──────── COLLECTED MATERIAL ────────

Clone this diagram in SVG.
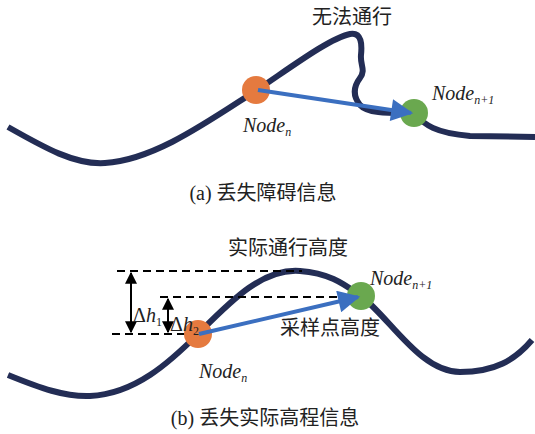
<svg xmlns="http://www.w3.org/2000/svg" width="535" height="434" viewBox="0 0 535 434">
<defs>
<marker id="blueHead" viewBox="0 0 10 10" refX="9" refY="5" markerWidth="6" markerHeight="5.5" markerUnits="strokeWidth" orient="auto">
<path d="M0,0 L10,5 L0,10 z" fill="#3b6fc0"/>
</marker>
<marker id="blk" viewBox="0 0 10 10" refX="9" refY="5" markerWidth="7" markerHeight="6" markerUnits="strokeWidth" orient="auto-start-reverse">
<path d="M0,0 L10,5 L0,10 z" fill="#000"/>
</marker>
<style>
.terrain{fill:none;stroke:#232d55;stroke-width:6;stroke-linecap:butt;stroke-linejoin:round}
.blue{fill:none;stroke:#3b6fc0;stroke-width:4;marker-end:url(#blueHead)}
.dash{fill:none;stroke:#000;stroke-width:2;stroke-dasharray:8,5}
.dim{fill:none;stroke:#000;stroke-width:2;marker-start:url(#blk);marker-end:url(#blk)}
.cn{font-family:"Liberation Serif","Noto Sans CJK SC",serif;font-size:20px;fill:#222}
.it{font-family:"Liberation Serif",serif;font-style:italic;font-size:20px;fill:#222}
.sub{font-size:12px}
.orange{fill:#e57a3f}
.green{fill:#6aa84f}
</style>
</defs>

<g id="terrain-a">
<path class="terrain" d="M8,127 C45,148 75,165 105,163 C155,160 210,120 257,90 C290,68 330,38 350,34 C362,32 362,45 361,55 C360,65 366,70 360,78 C354,86 352,95 360,105 C368,114 390,113 413,113 C425,125 435,133 470,136 L535,137"/>
</g>
<g id="terrain-b">
<path class="terrain" d="M8,375 C40,388 65,397 90,396 C135,394 170,362 198,334 C230,302 262,268 300,271 C330,273 345,285 361,296 C390,318 420,372 460,372 C495,372 515,360 532,340"/>
</g>

<g id="connectors">
<line class="dash" x1="117" y1="271" x2="302" y2="271"/>
<line class="dash" x1="160" y1="297" x2="355" y2="297"/>
<line class="dash" x1="112" y1="334" x2="198" y2="334"/>
<line class="dim" x1="131" y1="273" x2="131" y2="332"/>
<line class="dim" x1="168" y1="299" x2="168" y2="332"/>
</g>

<g id="node-a-n"><circle class="orange" cx="256" cy="90" r="14"/></g>
<g id="node-a-n1"><circle class="green" cx="414" cy="113" r="14"/></g>
<g id="node-b-n"><circle class="orange" cx="198" cy="334" r="14"/></g>
<g id="node-b-n1"><circle class="green" cx="361" cy="296" r="14"/></g>

<g id="arrows">
<line class="blue" x1="258" y1="90" x2="411" y2="113"/>
<line class="blue" x1="199" y1="334" x2="358" y2="297"/>
</g>

<g id="labels">
<text class="cn" x="352" y="24" text-anchor="middle">无法通行</text>
<text class="it" x="243" y="132">Node<tspan class="sub" dy="4">n</tspan></text>
<text class="it" x="432" y="100">Node<tspan class="sub" dy="4">n+1</tspan></text>
<text class="cn" x="263" y="200" text-anchor="middle">(a) 丢失障碍信息</text>

<text class="cn" x="288" y="255" text-anchor="middle">实际通行高度</text>
<text class="cn" x="280" y="335">采样点高度</text>
<text class="it" x="199" y="378">Node<tspan class="sub" dy="4">n</tspan></text>
<text class="it" x="370" y="285">Node<tspan class="sub" dy="4">n+1</tspan></text>
<text class="it" x="133" y="322"><tspan font-style="normal">Δ</tspan>h<tspan class="sub" font-style="normal" dy="4">1</tspan></text>
<text class="it" x="170" y="331"><tspan font-style="normal">Δ</tspan>h<tspan class="sub" font-style="normal" dy="4">2</tspan></text>
<text class="cn" x="265" y="425" text-anchor="middle">(b) 丢失实际高程信息</text>
</g>
</svg>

────────

→ **PROBLEM DETAILS**
Except for the pictures, give all the material above again verbatim.

→ **RESULT FOR THIS EXERCISE**
Clone this diagram in SVG.
<svg xmlns="http://www.w3.org/2000/svg" width="535" height="434" viewBox="0 0 535 434">
<defs>
<marker id="blueHead" viewBox="0 0 10 10" refX="9" refY="5" markerWidth="6" markerHeight="5.5" markerUnits="strokeWidth" orient="auto">
<path d="M0,0 L10,5 L0,10 z" fill="#3b6fc0"/>
</marker>
<marker id="blk" viewBox="0 0 10 10" refX="9" refY="5" markerWidth="7" markerHeight="6" markerUnits="strokeWidth" orient="auto-start-reverse">
<path d="M0,0 L10,5 L0,10 z" fill="#000"/>
</marker>
<style>
.terrain{fill:none;stroke:#232d55;stroke-width:6;stroke-linecap:butt;stroke-linejoin:round}
.blue{fill:none;stroke:#3b6fc0;stroke-width:4;marker-end:url(#blueHead)}
.dash{fill:none;stroke:#000;stroke-width:2;stroke-dasharray:8,5}
.dim{fill:none;stroke:#000;stroke-width:2;marker-start:url(#blk);marker-end:url(#blk)}
.cn{font-family:"Liberation Serif","Noto Sans CJK SC",serif;font-size:20px;fill:#222}
.it{font-family:"Liberation Serif",serif;font-style:italic;font-size:20px;fill:#222}
.sub{font-size:12px}
.orange{fill:#e57a3f}
.green{fill:#6aa84f}
</style>
</defs>

<g id="terrain-a">
<path class="terrain" d="M8,127 C45,148 75,165 105,163 C155,160 210,120 257,90 C290,68 330,38 350,34 C362,32 362,45 361,55 C360,65 366,70 360,78 C354,86 352,95 360,105 C368,114 390,113 413,113 C425,125 435,133 470,136 L535,137"/>
</g>
<g id="terrain-b">
<path class="terrain" d="M8,375 C40,388 65,397 90,396 C135,394 170,362 198,334 C230,302 262,268 300,271 C330,273 345,285 361,296 C390,318 420,372 460,372 C495,372 515,360 532,340"/>
</g>

<g id="connectors">
<line class="dash" x1="117" y1="271" x2="302" y2="271"/>
<line class="dash" x1="160" y1="297" x2="355" y2="297"/>
<line class="dash" x1="112" y1="334" x2="198" y2="334"/>
<line class="dim" x1="131" y1="273" x2="131" y2="332"/>
<line class="dim" x1="168" y1="299" x2="168" y2="332"/>
</g>

<g id="node-a-n"><circle class="orange" cx="256" cy="90" r="14"/></g>
<g id="node-a-n1"><circle class="green" cx="414" cy="113" r="14"/></g>
<g id="node-b-n"><circle class="orange" cx="198" cy="334" r="14"/></g>
<g id="node-b-n1"><circle class="green" cx="361" cy="296" r="14"/></g>

<g id="arrows">
<line class="blue" x1="258" y1="90" x2="411" y2="113"/>
<line class="blue" x1="199" y1="334" x2="358" y2="297"/>
</g>

<g id="labels">
<text class="cn" x="352" y="24" text-anchor="middle">无法通行</text>
<text class="it" x="243" y="132">Node<tspan class="sub" dy="4">n</tspan></text>
<text class="it" x="432" y="100">Node<tspan class="sub" dy="4">n+1</tspan></text>
<text class="cn" x="263" y="200" text-anchor="middle">(a) 丢失障碍信息</text>

<text class="cn" x="288" y="255" text-anchor="middle">实际通行高度</text>
<text class="cn" x="280" y="335">采样点高度</text>
<text class="it" x="199" y="378">Node<tspan class="sub" dy="4">n</tspan></text>
<text class="it" x="370" y="285">Node<tspan class="sub" dy="4">n+1</tspan></text>
<text class="it" x="133" y="322"><tspan font-style="normal">Δ</tspan>h<tspan class="sub" font-style="normal" dy="4">1</tspan></text>
<text class="it" x="170" y="331"><tspan font-style="normal">Δ</tspan>h<tspan class="sub" font-style="normal" dy="4">2</tspan></text>
<text class="cn" x="265" y="425" text-anchor="middle">(b) 丢失实际高程信息</text>
</g>
</svg>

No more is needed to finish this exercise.